Well, a canadian journalist begs to defer with Tolstoy and penned his own view here: “It may be the silliest damn sentence ever set down...He got things backwards. Experience and literature both demonstrate that happy families come in all shapes and sizes, but the burdens of unhappy families (emotional indifference, poverty, alcoholism, irresponsibility) are painfully predictable.” Pause for thought?  

Mmm...maybe we can see it in terms of means and ends. As true as there are many roads that lead to Rome, there are, in like metaphorical manner, many ways (attitudes) that lead to both unhappiness and happiness. But once arrived, once it reached its destination, unhappiness enters a mansion with many rooms.

Each room expresses a different emotion. There is the envy room. There is the hatred room. There is the grumpy room. There is also the depression room. And every such room has an adjoining room, a bigger room, which differentiates itself on behavior. There is a room of suicide attempts. There is a room of murderous intent. There is one of sheer passivity. And another of perpetual complaining.  

But for the mansion of happiness, there is only one room and one common roof. The room is big enough to house a host of positive and congruous emotions like hope, charity, faith and perseverance. And all of them live in harmony under one roof with this life-affirming motif: "Life embraced."  

I think a good analogy of this is our religion. We know that God is love. But love, as poetically described in Corinthian, has many manifestations.Yet love, as the mother of them all, sums it up supremely well. It is the cornerstone of the grand edifice of happiness, so to speak.  

Does this then apply to evil or sin? Well, I think Aristotle answers it best here, though a little pedantic:  

"...it is possible to fail in many ways (for evil belongs to the class of the unlimited, as the Pythagoreans conjectured, and good to that of the limited), while to succeed is possible only in one way (for which reason also one is easy and the other difficult -- to miss the mark easy, to hit it difficult); for these reasons also, then, excess and defect are characteristic of vice, and the mean of virtue; For men are good in but one way, but bad in many."   

Likewise, there are many ways to fall but only one way to stand up straight: right angle.  
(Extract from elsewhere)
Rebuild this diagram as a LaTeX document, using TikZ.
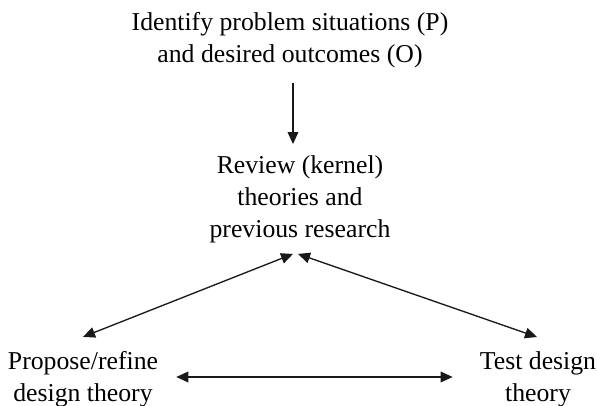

So, here's how I end. My perspective is that the trials of life are essentially the same. Whether you are born poor or rich (even the rich have their fair share of pain), whether with disability or not, whether in the throes of adversity or otherwise, there are no surprises here.

But, as a family, as a whole, happiness attained is love, hope and contentment secured. To me, they are all life affirming and life embracing. All the same. In any event, isn't a good conscience above all else the best pillow?    

But unhappiness in its varying situations differ because it can be life-rejecting, life-abusing or life-disrupting. They are different and manifest themselves differently, if not most disagreeably.  

All said, I would like to add that the end result remains quite predictable though, that is, unhappiness under one roof will tear the house down eventually; while happiness under the same roof will build it up most outstandingly. Cheerz.